_Data provided_.

***

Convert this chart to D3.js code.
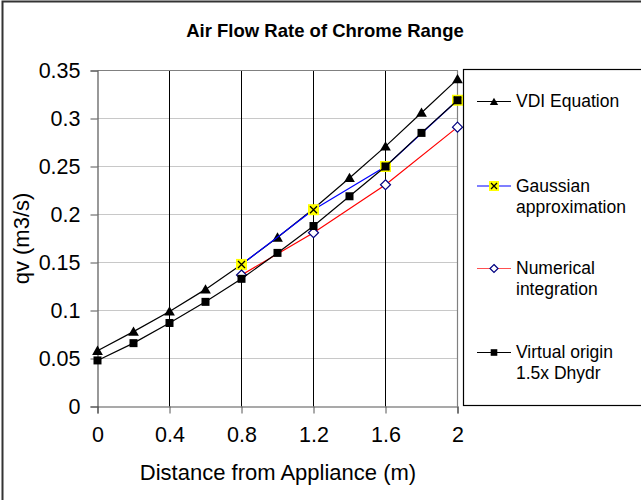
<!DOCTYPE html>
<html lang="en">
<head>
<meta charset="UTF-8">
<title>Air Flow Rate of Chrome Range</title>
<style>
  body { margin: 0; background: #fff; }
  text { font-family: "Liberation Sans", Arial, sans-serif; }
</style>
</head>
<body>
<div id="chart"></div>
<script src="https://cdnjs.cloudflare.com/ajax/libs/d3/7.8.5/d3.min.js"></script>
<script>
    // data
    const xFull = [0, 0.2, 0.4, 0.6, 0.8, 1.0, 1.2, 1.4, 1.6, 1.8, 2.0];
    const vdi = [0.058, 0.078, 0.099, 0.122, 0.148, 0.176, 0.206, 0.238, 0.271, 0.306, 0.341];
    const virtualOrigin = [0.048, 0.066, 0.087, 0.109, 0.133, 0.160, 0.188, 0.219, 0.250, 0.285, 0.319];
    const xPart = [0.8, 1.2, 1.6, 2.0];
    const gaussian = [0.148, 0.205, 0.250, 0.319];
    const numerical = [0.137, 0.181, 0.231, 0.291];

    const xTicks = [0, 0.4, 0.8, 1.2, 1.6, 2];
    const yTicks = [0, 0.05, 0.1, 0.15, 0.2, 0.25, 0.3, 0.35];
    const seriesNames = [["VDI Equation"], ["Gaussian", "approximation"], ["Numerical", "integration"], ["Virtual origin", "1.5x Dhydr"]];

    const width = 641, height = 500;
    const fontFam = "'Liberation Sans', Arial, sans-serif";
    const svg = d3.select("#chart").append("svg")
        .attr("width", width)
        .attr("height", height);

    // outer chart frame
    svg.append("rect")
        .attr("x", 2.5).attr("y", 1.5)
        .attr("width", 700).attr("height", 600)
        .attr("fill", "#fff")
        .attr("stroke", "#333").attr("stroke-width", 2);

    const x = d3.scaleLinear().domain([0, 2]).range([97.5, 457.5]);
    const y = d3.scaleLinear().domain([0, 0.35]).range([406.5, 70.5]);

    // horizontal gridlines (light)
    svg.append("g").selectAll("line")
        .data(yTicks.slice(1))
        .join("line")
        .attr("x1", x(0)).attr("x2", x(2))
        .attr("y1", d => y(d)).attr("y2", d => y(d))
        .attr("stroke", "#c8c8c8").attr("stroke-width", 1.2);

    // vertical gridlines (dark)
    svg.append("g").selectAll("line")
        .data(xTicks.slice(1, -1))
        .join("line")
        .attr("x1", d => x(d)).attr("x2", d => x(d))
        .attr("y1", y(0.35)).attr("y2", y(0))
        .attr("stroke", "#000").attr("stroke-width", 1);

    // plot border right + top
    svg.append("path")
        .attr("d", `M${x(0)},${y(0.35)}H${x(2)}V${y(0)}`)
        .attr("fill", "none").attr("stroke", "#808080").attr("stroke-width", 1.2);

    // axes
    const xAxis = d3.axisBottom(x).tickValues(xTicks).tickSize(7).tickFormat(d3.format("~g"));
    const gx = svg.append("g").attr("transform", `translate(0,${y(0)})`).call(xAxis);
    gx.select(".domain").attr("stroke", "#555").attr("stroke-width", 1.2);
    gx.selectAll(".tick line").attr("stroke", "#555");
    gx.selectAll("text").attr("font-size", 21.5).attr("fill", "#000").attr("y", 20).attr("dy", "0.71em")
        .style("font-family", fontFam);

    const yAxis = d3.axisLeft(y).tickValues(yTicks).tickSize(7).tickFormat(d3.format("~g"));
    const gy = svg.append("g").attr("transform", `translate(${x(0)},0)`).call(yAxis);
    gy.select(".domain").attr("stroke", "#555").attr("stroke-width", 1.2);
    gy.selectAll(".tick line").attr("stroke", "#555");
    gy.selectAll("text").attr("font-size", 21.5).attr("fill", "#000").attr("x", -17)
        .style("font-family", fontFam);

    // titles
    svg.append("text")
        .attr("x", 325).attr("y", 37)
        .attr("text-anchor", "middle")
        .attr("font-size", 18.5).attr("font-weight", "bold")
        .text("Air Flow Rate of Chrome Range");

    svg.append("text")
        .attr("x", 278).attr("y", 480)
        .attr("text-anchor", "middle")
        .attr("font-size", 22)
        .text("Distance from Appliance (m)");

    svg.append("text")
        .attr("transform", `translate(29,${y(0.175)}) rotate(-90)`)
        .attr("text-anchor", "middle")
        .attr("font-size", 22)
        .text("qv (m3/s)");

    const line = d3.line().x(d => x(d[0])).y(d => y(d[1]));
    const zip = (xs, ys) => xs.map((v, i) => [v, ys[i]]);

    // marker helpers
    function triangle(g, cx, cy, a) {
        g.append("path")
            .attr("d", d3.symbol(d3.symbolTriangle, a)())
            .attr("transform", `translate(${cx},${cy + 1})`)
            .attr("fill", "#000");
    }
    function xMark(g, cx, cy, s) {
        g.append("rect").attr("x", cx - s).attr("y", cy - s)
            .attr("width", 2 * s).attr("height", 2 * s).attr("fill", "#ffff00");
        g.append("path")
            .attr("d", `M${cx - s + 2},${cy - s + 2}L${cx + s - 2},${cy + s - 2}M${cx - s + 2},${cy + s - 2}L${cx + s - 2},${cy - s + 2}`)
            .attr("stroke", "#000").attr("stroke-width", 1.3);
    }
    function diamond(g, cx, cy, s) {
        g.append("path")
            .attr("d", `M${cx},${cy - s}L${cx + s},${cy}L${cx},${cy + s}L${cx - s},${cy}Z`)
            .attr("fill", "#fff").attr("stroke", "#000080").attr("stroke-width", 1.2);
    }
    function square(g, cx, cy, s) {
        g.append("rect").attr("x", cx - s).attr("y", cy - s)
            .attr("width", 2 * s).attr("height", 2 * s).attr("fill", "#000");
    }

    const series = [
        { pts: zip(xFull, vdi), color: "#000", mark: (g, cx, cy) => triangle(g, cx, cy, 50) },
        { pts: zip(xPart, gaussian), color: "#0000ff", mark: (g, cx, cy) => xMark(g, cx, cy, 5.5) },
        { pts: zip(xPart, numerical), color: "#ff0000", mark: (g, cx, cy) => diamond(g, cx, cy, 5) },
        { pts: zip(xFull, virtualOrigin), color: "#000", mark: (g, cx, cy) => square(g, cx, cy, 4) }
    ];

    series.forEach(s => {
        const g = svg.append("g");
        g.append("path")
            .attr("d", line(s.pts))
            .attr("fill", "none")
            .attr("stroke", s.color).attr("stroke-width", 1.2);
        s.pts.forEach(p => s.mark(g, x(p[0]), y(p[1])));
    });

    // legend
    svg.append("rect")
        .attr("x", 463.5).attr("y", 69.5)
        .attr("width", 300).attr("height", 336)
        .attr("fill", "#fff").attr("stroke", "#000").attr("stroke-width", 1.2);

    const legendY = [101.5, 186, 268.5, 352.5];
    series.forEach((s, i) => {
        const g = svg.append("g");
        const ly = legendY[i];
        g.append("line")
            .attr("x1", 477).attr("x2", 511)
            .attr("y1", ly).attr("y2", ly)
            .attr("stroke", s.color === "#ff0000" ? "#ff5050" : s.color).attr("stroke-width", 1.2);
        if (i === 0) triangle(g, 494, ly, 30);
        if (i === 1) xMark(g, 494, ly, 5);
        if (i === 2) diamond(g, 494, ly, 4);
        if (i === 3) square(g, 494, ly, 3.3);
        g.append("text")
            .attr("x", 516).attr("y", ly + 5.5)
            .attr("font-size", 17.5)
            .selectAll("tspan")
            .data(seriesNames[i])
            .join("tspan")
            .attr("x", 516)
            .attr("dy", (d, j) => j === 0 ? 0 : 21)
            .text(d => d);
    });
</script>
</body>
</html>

***

_What is being asked_. Repeat the listing above from its first line through the line that contains "d3.scaleLinear().domain([0, 0.35]).range([406.5, 70.5]);", both included, and nothing more. Drop the pictures.

_Finished answer_.
Convert this chart to D3.js code.
<!DOCTYPE html>
<html lang="en">
<head>
<meta charset="UTF-8">
<title>Air Flow Rate of Chrome Range</title>
<style>
  body { margin: 0; background: #fff; }
  text { font-family: "Liberation Sans", Arial, sans-serif; }
</style>
</head>
<body>
<div id="chart"></div>
<script src="https://cdnjs.cloudflare.com/ajax/libs/d3/7.8.5/d3.min.js"></script>
<script>
    // data
    const xFull = [0, 0.2, 0.4, 0.6, 0.8, 1.0, 1.2, 1.4, 1.6, 1.8, 2.0];
    const vdi = [0.058, 0.078, 0.099, 0.122, 0.148, 0.176, 0.206, 0.238, 0.271, 0.306, 0.341];
    const virtualOrigin = [0.048, 0.066, 0.087, 0.109, 0.133, 0.160, 0.188, 0.219, 0.250, 0.285, 0.319];
    const xPart = [0.8, 1.2, 1.6, 2.0];
    const gaussian = [0.148, 0.205, 0.250, 0.319];
    const numerical = [0.137, 0.181, 0.231, 0.291];

    const xTicks = [0, 0.4, 0.8, 1.2, 1.6, 2];
    const yTicks = [0, 0.05, 0.1, 0.15, 0.2, 0.25, 0.3, 0.35];
    const seriesNames = [["VDI Equation"], ["Gaussian", "approximation"], ["Numerical", "integration"], ["Virtual origin", "1.5x Dhydr"]];

    const width = 641, height = 500;
    const fontFam = "'Liberation Sans', Arial, sans-serif";
    const svg = d3.select("#chart").append("svg")
        .attr("width", width)
        .attr("height", height);

    // outer chart frame
    svg.append("rect")
        .attr("x", 2.5).attr("y", 1.5)
        .attr("width", 700).attr("height", 600)
        .attr("fill", "#fff")
        .attr("stroke", "#333").attr("stroke-width", 2);

    const x = d3.scaleLinear().domain([0, 2]).range([97.5, 457.5]);
    const y = d3.scaleLinear().domain([0, 0.35]).range([406.5, 70.5]);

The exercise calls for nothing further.